Exercise prompt:
Spot every line with the word "chart" and return it.

(Some records)
┄┄┄┄┄┄┄┄┄┄┄┄┄┄┄┄┄┄┄┄

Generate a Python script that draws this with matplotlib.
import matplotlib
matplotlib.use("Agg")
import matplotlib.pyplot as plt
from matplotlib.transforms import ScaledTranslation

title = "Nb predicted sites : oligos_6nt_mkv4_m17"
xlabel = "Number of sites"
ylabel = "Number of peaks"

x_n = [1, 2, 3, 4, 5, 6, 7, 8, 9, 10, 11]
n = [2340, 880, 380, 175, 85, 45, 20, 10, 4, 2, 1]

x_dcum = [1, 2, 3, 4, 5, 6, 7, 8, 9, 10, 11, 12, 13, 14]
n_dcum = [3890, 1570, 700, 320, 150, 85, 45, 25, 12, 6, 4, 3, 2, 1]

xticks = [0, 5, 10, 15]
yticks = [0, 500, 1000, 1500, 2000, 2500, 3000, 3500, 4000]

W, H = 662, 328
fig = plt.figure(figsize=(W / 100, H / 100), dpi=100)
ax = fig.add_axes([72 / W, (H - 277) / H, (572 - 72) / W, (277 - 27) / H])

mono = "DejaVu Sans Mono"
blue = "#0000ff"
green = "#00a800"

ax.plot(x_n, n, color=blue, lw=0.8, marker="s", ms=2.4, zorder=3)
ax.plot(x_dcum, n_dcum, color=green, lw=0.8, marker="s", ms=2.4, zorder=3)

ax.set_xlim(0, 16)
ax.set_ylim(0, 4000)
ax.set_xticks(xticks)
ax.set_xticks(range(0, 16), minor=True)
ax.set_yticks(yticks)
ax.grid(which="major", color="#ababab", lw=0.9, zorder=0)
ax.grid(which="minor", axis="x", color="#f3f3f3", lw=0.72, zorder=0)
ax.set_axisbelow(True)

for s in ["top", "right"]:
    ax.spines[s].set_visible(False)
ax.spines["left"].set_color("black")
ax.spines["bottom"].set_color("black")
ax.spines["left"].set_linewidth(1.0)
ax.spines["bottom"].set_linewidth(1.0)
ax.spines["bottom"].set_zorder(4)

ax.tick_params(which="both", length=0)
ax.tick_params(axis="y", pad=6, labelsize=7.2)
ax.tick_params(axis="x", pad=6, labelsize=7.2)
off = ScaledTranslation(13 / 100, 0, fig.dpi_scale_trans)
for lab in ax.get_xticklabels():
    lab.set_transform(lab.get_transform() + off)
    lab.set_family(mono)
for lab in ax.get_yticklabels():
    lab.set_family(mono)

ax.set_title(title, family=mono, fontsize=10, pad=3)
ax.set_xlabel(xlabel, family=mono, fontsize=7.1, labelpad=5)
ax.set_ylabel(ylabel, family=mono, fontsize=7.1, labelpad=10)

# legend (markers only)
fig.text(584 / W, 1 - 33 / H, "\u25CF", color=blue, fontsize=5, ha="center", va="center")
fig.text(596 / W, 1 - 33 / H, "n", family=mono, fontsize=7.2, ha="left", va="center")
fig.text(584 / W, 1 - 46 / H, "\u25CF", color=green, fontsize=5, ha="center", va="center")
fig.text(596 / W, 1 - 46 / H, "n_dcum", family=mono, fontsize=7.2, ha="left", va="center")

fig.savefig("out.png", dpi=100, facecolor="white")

┄┄┄┄┄┄┄┄┄┄┄┄┄┄┄┄┄┄┄┄

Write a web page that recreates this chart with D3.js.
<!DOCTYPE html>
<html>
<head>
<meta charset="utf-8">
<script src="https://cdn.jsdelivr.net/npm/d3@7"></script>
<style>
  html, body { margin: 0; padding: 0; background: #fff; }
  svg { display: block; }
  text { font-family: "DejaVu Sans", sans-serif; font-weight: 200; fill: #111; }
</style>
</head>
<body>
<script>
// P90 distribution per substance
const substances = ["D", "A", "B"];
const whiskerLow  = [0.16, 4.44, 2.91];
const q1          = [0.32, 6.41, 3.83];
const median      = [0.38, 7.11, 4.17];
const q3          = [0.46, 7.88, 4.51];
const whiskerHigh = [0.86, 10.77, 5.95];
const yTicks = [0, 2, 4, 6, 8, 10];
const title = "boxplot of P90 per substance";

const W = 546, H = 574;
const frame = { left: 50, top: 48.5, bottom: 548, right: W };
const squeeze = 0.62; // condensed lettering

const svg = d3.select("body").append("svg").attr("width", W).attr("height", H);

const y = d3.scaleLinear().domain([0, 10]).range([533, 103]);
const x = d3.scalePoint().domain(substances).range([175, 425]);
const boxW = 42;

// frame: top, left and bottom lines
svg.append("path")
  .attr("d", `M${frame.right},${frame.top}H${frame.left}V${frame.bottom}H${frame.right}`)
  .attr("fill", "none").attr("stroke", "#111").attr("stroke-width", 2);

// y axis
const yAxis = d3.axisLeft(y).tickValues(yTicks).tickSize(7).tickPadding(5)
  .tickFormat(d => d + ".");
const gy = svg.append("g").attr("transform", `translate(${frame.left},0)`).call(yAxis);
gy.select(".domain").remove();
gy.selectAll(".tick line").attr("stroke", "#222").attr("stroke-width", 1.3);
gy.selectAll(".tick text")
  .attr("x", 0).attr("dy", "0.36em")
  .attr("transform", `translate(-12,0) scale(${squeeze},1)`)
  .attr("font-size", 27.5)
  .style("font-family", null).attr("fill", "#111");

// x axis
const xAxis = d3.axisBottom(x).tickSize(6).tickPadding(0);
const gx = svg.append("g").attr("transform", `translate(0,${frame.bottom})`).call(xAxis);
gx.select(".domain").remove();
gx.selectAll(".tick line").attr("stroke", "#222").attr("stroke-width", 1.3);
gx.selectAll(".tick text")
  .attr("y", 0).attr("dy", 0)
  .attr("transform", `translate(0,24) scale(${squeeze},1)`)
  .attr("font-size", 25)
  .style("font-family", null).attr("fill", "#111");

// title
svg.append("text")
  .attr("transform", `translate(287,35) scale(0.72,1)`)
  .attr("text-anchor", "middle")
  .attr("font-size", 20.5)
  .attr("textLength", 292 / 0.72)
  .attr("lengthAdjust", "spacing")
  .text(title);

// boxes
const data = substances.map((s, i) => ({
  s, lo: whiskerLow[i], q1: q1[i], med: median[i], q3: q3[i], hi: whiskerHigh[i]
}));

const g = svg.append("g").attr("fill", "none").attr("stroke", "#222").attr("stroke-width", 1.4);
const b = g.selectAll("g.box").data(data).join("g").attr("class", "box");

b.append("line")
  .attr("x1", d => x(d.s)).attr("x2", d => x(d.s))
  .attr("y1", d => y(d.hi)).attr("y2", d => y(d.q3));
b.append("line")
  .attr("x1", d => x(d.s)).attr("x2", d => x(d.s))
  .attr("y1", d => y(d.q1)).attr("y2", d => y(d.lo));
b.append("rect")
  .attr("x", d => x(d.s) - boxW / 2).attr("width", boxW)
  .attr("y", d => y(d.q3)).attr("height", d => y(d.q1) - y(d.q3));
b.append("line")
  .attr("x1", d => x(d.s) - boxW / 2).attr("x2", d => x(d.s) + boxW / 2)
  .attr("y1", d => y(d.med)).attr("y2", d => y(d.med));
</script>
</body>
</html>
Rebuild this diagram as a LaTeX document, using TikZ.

┄┄┄┄┄┄┄┄┄┄┄┄┄┄┄┄┄┄┄┄

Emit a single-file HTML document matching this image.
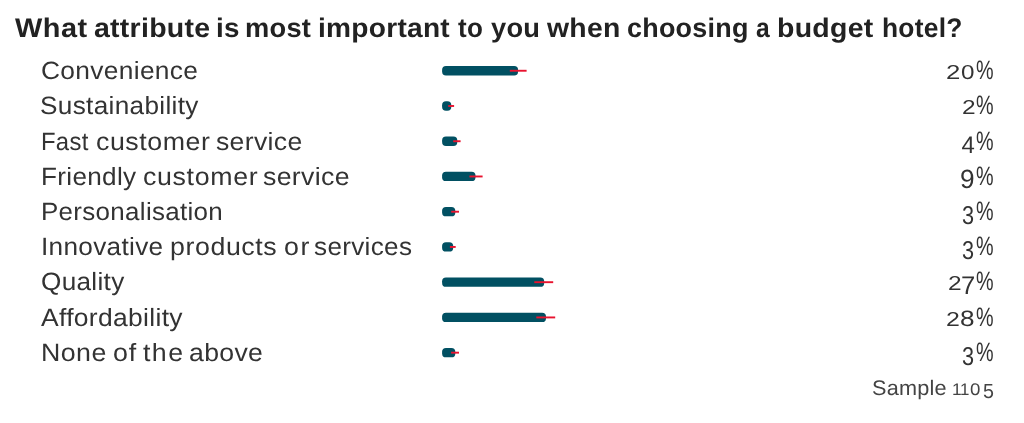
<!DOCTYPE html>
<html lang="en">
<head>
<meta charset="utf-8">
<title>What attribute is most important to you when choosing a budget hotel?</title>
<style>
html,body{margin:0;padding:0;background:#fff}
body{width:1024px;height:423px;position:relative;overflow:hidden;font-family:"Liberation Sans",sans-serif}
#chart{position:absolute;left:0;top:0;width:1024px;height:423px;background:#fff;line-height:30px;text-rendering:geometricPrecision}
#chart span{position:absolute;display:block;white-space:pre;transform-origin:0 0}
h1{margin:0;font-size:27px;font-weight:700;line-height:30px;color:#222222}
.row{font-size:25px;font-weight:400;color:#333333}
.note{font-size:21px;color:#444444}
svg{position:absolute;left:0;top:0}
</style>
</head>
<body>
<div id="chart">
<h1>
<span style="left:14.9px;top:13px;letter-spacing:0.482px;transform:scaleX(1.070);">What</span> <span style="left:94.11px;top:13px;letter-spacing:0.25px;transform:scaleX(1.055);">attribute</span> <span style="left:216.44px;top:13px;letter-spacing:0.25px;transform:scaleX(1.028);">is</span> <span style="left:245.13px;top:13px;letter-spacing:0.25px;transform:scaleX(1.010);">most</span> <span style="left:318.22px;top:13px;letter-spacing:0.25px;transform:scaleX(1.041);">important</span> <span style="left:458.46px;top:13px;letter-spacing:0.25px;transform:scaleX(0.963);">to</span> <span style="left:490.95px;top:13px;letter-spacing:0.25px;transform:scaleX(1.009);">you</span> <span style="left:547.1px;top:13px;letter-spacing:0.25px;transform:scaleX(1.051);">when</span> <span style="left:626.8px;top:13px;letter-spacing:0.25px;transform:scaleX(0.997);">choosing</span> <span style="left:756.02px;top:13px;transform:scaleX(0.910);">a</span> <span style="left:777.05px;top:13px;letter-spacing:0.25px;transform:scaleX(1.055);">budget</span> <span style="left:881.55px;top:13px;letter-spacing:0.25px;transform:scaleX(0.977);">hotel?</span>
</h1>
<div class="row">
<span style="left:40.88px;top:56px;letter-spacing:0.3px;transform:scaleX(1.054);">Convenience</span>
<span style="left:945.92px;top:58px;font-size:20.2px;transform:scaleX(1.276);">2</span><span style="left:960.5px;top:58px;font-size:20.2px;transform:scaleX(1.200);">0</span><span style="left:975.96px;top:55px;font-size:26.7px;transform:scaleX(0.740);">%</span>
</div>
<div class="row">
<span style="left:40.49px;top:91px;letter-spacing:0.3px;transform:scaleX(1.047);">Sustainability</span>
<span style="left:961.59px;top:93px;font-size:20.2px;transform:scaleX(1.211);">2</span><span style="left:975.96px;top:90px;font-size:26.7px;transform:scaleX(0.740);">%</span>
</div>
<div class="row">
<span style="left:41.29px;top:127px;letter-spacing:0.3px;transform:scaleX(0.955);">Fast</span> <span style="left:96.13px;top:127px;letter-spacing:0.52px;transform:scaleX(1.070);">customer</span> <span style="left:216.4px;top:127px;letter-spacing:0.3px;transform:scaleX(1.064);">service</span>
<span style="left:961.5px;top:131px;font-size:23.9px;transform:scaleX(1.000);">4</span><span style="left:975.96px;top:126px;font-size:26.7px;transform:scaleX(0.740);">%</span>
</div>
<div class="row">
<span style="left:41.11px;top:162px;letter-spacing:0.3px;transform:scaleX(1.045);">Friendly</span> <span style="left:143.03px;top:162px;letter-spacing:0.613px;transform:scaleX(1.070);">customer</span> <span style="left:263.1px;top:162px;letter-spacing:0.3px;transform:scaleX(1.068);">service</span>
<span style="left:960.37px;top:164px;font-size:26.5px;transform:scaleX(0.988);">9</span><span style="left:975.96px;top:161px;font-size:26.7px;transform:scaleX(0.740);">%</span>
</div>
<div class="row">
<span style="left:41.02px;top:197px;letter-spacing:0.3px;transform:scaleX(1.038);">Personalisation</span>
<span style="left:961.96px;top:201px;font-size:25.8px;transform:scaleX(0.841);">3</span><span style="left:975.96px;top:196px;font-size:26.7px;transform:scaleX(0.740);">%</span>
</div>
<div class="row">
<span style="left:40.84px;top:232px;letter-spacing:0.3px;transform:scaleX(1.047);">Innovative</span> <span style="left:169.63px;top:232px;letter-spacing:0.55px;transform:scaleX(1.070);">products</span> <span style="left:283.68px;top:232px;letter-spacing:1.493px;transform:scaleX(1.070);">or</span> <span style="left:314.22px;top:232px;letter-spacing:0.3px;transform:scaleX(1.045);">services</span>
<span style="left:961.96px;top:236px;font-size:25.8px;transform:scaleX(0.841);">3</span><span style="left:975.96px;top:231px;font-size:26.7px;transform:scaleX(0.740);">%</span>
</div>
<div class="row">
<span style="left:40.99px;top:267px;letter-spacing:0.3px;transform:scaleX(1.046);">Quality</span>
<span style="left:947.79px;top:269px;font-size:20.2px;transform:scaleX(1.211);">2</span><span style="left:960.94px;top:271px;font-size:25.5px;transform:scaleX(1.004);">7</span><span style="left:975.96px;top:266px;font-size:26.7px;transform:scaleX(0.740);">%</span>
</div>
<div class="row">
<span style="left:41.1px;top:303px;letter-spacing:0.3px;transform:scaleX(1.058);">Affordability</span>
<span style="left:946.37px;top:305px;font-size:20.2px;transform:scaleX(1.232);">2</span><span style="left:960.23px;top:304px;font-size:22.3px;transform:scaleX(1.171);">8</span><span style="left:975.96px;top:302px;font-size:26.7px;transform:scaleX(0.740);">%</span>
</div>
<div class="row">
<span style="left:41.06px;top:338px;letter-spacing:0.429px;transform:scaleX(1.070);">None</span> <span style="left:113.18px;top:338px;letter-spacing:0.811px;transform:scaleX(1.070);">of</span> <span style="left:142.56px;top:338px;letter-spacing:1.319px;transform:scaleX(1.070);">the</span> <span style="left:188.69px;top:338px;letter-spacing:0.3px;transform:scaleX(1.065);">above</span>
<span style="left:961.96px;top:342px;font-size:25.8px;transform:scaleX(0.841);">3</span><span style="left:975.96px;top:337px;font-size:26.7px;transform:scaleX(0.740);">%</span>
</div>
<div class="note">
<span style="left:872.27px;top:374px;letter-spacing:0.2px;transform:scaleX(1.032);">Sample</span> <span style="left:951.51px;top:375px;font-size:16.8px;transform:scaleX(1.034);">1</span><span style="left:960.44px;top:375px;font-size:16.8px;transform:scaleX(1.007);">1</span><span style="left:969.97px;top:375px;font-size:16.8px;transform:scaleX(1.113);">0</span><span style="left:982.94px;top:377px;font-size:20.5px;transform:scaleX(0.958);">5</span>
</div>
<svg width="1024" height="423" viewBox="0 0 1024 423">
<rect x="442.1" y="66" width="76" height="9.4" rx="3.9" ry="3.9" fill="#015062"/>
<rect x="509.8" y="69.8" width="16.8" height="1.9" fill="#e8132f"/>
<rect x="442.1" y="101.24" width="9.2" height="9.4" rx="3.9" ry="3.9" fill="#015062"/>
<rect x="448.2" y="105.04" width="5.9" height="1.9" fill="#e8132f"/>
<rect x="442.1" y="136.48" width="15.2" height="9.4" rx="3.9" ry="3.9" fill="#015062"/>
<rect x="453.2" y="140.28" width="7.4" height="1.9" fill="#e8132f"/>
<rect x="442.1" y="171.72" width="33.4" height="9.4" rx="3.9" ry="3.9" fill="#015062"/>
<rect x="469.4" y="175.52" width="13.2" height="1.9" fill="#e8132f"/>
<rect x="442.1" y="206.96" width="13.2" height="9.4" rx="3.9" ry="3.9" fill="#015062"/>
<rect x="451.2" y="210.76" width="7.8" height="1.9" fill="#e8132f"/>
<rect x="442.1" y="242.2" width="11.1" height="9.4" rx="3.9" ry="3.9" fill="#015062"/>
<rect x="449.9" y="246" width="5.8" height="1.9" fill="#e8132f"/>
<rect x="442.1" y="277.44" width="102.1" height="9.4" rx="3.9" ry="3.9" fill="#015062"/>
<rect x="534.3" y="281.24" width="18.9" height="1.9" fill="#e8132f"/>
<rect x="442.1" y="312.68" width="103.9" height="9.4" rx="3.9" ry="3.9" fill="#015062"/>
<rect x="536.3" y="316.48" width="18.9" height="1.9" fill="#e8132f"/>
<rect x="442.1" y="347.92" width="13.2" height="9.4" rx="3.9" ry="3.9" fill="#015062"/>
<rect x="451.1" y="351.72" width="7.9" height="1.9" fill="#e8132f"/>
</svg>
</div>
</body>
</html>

┄┄┄┄┄┄┄┄┄┄┄┄┄┄┄┄┄┄┄┄

Answer for this exercise:
Write a web page that recreates this chart with D3.js.
#chart{position:absolute;left:0;top:0;width:1024px;height:423px;background:#fff;line-height:30px;text-rendering:geometricPrecision}
#chart span{position:absolute;display:block;white-space:pre;transform-origin:0 0}
<div id="chart">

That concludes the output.